Start

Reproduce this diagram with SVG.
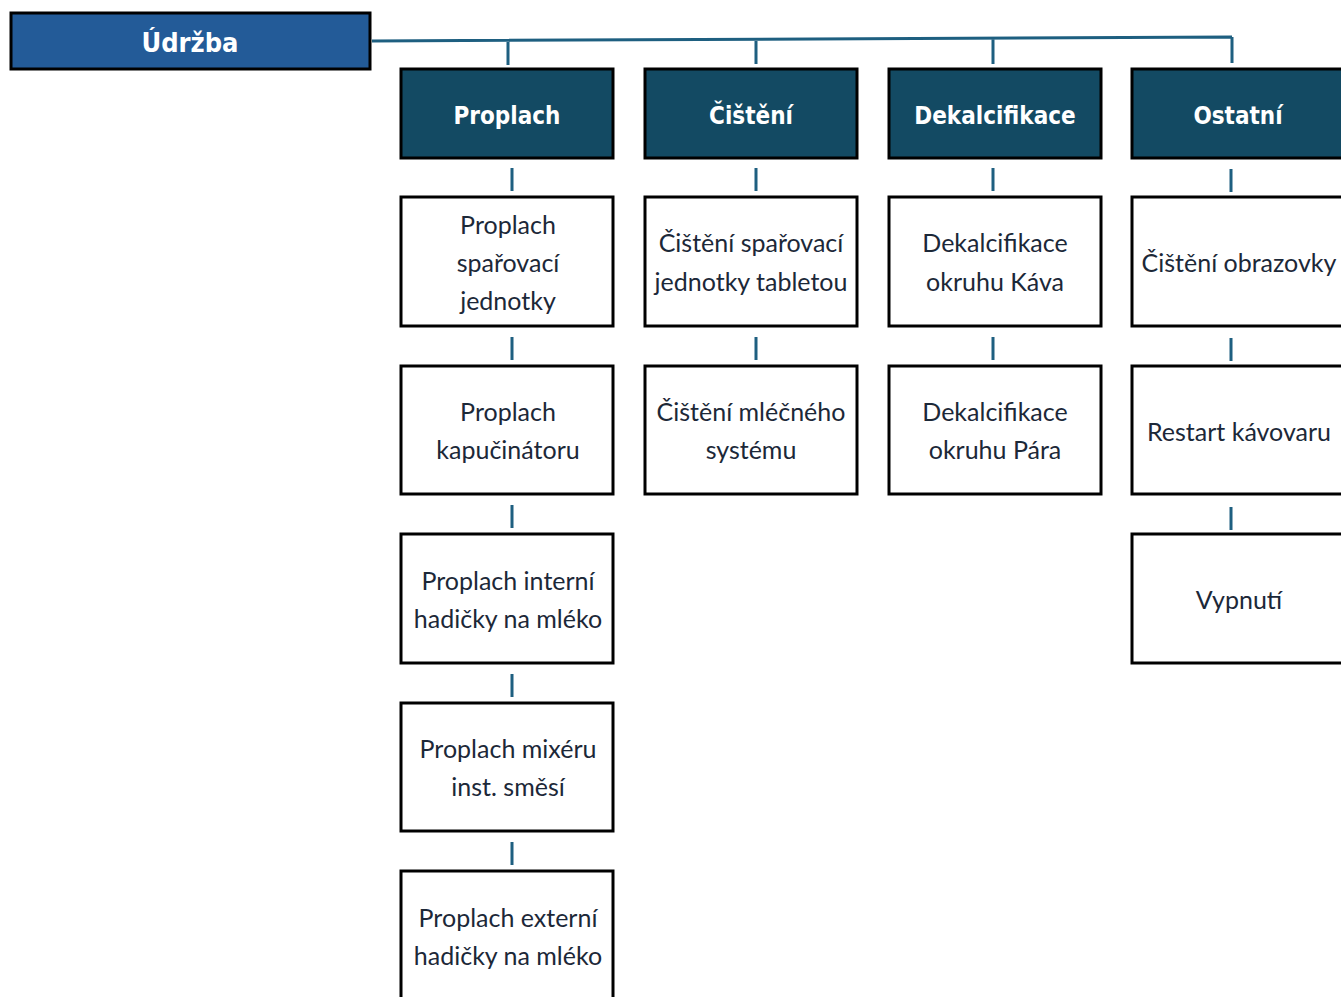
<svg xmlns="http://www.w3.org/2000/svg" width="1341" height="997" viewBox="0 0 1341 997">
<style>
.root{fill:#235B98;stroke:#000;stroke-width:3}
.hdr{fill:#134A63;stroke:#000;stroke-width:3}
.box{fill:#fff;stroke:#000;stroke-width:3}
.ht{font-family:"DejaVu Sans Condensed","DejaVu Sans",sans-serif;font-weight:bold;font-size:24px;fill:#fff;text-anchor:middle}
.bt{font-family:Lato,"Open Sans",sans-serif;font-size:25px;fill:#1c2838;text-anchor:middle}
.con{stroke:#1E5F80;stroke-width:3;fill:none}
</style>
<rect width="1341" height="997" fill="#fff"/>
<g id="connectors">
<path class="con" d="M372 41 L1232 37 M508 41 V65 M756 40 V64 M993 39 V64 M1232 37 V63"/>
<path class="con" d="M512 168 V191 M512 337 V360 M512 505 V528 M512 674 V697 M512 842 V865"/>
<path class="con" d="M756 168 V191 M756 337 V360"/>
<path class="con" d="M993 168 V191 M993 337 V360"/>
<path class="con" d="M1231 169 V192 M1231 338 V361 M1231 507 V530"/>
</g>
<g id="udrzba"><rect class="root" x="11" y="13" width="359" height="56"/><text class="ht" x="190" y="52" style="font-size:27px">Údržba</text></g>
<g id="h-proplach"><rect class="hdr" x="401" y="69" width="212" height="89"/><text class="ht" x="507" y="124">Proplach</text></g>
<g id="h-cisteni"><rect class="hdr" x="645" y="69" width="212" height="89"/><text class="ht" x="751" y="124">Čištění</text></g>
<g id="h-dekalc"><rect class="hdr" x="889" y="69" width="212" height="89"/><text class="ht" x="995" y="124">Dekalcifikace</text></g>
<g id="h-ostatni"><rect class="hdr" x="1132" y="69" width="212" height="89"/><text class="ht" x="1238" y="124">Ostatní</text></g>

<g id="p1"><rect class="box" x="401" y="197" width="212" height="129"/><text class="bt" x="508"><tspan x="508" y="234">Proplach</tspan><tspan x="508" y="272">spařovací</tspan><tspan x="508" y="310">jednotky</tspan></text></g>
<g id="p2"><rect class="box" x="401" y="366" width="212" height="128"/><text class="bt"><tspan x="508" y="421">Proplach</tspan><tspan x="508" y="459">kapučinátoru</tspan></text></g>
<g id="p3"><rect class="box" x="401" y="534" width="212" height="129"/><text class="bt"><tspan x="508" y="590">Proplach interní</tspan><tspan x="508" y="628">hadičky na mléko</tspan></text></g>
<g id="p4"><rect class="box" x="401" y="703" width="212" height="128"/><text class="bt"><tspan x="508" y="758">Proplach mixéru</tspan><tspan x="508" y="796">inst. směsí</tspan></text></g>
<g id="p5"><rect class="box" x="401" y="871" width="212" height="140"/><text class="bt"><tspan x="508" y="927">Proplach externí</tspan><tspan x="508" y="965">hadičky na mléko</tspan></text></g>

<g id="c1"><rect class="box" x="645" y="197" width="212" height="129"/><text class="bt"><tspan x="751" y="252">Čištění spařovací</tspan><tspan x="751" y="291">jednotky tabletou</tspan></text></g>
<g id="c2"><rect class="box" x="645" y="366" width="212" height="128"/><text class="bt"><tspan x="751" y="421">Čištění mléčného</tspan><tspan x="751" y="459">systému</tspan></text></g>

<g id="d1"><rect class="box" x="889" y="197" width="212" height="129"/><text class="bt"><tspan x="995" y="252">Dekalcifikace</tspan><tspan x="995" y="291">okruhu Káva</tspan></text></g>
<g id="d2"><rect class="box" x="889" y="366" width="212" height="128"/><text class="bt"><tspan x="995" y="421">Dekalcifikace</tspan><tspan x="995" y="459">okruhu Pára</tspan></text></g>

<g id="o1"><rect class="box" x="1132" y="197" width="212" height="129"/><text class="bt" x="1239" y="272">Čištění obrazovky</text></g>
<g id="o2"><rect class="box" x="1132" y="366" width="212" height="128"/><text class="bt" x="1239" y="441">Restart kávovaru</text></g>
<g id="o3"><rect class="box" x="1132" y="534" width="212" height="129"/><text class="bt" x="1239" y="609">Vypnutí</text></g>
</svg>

End
Start

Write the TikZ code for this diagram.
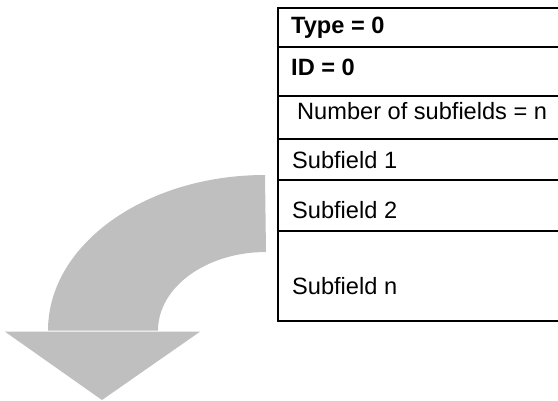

End
Start

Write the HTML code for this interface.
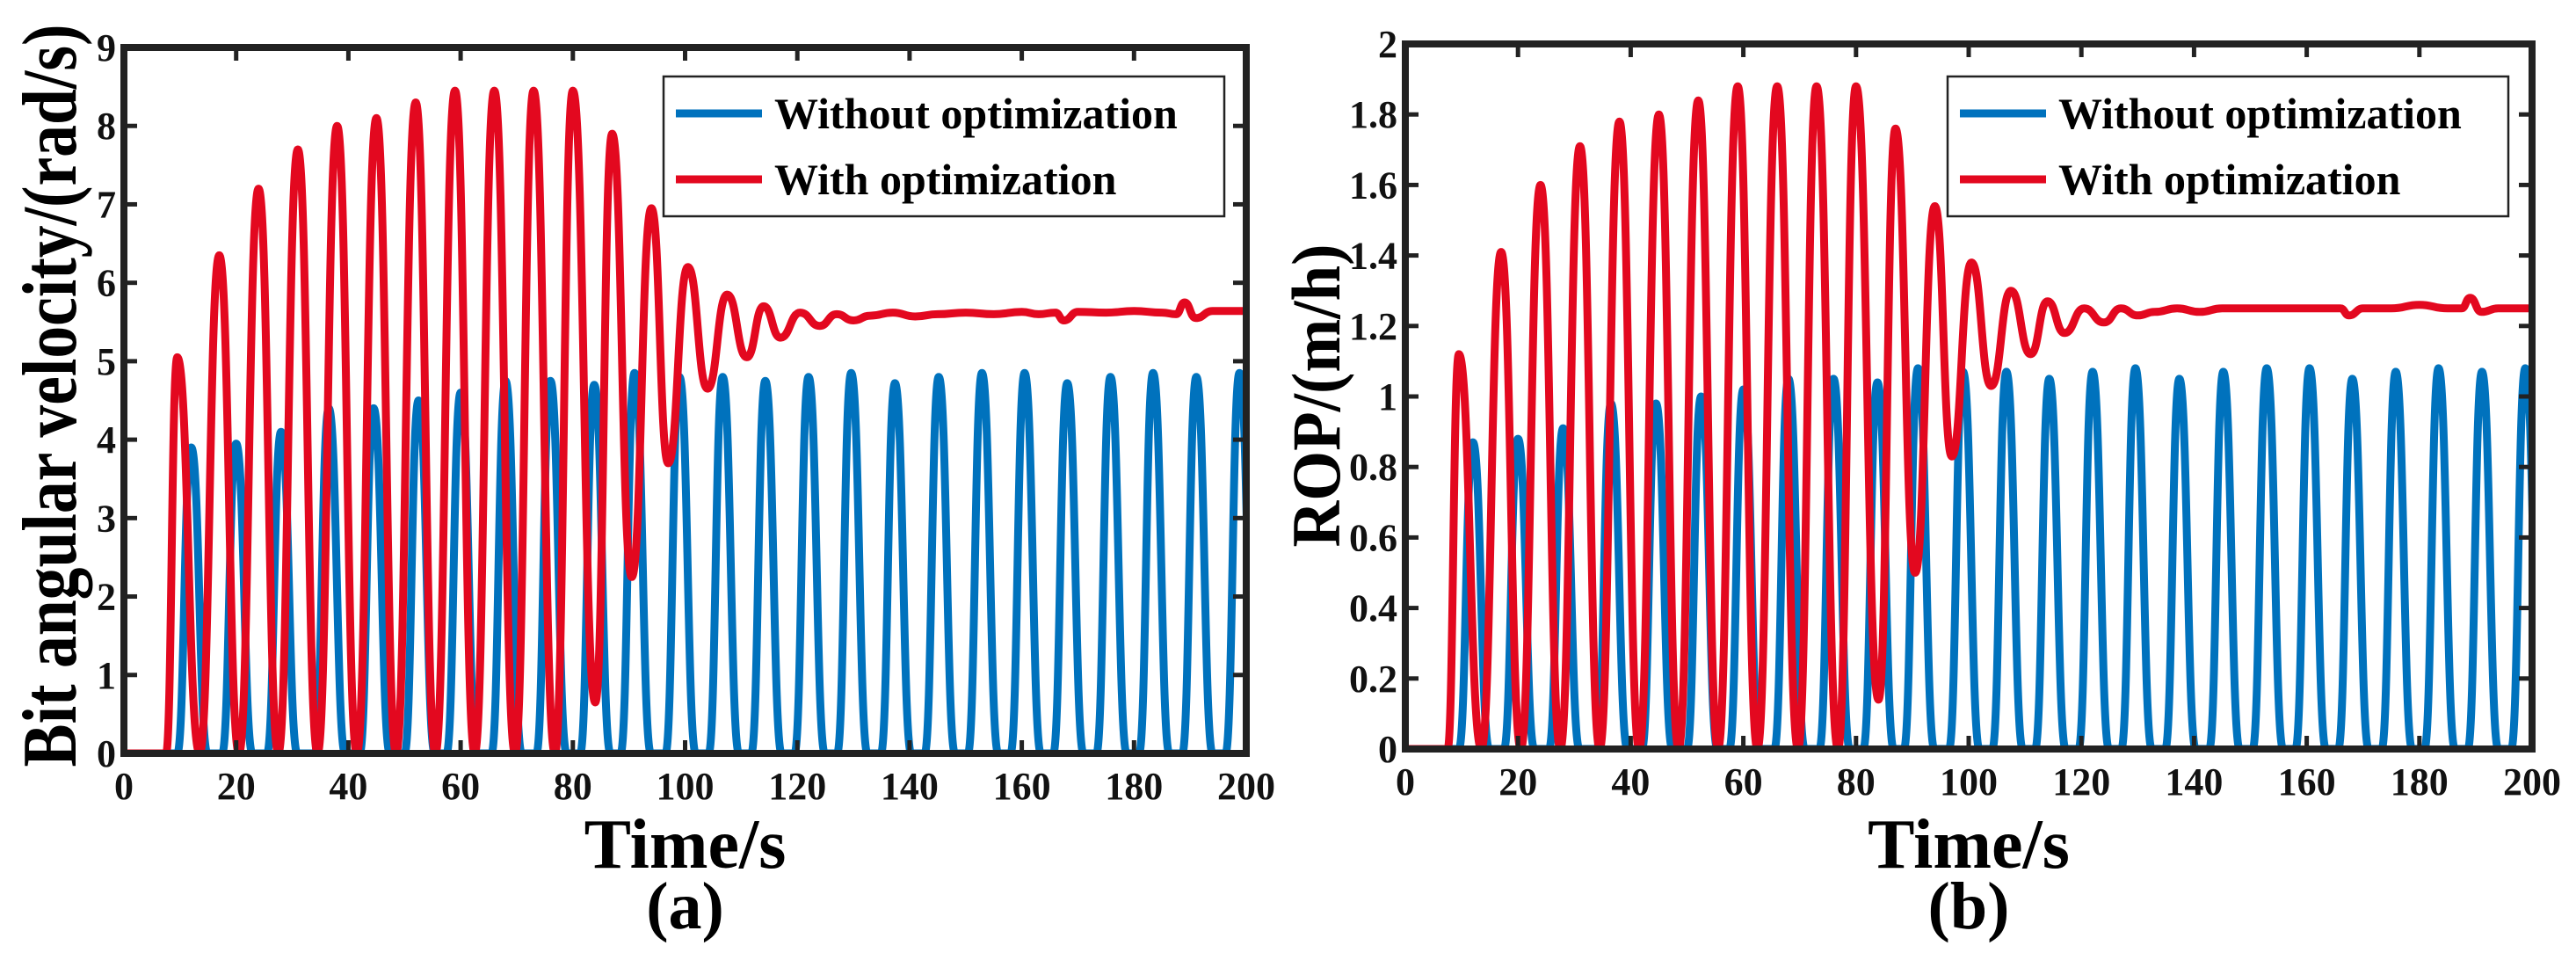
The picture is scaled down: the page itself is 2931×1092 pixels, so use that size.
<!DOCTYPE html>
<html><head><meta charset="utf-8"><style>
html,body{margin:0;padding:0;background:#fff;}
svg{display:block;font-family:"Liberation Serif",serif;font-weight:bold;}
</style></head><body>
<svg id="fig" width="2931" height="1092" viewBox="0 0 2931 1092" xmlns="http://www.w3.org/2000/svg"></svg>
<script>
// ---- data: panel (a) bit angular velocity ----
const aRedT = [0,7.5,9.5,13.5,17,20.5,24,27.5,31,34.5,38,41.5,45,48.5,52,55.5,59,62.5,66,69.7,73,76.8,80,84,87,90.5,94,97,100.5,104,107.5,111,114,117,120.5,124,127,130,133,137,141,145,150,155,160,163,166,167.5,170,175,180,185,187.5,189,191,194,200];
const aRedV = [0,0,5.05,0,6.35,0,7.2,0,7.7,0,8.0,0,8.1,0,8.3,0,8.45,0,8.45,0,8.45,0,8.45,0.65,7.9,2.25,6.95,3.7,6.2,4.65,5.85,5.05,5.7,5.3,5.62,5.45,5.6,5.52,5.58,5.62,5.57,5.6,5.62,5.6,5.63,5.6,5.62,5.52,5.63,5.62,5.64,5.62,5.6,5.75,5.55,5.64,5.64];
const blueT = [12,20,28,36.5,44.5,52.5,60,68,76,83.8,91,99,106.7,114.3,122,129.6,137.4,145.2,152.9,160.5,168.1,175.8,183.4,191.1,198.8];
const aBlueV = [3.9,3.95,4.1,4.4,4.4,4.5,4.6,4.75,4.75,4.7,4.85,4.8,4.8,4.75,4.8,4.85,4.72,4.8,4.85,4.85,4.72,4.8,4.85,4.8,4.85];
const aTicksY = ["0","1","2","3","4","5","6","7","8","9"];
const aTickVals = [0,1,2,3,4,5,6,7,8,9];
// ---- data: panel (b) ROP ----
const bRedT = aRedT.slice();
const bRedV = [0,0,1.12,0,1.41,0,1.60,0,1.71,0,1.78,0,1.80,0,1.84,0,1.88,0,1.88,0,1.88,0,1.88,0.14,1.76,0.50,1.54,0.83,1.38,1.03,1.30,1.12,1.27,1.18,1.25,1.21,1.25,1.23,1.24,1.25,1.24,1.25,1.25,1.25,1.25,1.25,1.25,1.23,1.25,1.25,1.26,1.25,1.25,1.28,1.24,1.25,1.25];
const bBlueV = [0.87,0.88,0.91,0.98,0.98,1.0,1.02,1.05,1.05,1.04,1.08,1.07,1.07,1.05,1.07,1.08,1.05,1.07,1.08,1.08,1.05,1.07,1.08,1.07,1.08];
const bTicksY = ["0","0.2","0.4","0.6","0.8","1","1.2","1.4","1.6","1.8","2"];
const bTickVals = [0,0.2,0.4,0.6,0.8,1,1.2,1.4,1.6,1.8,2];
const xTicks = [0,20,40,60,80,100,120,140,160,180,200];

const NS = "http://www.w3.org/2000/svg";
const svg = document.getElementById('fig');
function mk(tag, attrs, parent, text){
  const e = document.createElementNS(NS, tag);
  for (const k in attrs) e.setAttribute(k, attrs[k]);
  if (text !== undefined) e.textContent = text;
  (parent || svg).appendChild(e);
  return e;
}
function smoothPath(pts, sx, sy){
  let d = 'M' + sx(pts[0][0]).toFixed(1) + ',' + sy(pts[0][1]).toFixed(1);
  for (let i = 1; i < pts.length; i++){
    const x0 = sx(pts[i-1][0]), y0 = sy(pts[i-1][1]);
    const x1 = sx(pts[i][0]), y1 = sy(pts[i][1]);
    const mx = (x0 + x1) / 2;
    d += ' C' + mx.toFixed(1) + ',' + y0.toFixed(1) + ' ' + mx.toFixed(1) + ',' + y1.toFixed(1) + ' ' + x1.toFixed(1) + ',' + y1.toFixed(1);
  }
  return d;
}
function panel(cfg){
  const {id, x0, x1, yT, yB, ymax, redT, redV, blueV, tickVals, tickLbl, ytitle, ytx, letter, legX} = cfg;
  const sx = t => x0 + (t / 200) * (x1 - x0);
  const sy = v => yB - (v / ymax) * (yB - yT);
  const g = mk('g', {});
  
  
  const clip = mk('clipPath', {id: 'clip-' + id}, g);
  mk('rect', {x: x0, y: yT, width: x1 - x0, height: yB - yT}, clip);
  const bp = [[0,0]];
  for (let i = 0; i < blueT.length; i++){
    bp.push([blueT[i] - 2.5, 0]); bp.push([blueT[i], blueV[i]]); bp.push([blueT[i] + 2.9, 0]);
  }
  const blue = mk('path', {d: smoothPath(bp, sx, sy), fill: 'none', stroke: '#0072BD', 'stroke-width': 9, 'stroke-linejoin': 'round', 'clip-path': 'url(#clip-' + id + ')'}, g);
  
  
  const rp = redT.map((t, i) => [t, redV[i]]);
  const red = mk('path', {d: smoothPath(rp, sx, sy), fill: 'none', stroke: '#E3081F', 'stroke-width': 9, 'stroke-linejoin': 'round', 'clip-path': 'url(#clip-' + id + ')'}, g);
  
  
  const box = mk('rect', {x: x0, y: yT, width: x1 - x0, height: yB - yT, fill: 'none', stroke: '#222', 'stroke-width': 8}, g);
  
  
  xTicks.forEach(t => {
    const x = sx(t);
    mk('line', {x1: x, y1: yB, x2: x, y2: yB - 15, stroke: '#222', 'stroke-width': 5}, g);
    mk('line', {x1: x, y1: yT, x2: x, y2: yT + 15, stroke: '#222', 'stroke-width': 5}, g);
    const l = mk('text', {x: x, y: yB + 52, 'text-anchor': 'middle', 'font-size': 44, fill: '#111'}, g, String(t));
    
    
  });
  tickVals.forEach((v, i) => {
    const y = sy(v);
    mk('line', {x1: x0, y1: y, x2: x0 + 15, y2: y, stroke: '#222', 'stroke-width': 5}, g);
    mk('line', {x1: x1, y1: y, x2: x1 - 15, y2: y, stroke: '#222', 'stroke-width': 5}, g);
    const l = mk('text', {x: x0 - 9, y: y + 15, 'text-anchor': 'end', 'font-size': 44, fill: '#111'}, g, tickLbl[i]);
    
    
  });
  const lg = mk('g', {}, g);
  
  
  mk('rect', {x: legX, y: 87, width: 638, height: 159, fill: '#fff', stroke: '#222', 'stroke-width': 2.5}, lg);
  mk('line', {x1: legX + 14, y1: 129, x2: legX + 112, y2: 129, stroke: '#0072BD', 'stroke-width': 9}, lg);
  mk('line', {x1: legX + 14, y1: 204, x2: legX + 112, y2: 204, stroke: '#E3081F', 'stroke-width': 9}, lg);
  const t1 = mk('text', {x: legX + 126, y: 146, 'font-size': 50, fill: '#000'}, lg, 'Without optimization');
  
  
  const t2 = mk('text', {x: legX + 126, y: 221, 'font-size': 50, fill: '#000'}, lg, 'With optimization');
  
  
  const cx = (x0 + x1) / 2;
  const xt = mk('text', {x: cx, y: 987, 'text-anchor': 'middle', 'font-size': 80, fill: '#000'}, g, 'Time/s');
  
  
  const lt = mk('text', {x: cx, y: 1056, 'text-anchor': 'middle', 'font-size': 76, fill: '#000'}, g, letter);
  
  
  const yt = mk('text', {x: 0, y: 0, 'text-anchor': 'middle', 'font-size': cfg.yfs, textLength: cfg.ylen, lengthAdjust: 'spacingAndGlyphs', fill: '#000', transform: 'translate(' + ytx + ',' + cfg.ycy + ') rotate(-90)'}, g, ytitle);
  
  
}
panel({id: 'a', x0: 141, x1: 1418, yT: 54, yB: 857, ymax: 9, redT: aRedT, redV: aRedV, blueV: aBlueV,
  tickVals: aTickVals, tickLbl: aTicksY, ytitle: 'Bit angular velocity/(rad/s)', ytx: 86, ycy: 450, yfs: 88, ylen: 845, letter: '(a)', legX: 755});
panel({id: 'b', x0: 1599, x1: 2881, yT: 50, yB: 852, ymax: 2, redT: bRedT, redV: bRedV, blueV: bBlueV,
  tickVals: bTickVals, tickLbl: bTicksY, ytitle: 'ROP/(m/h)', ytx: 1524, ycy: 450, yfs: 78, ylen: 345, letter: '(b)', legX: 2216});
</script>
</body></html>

End

» What you should do: Locate each line containing the string "this" and show it.

» Exercise answer:
Reproduce this diagram with SVG.
Write the TikZ code for this diagram.
Write the HTML code for this interface.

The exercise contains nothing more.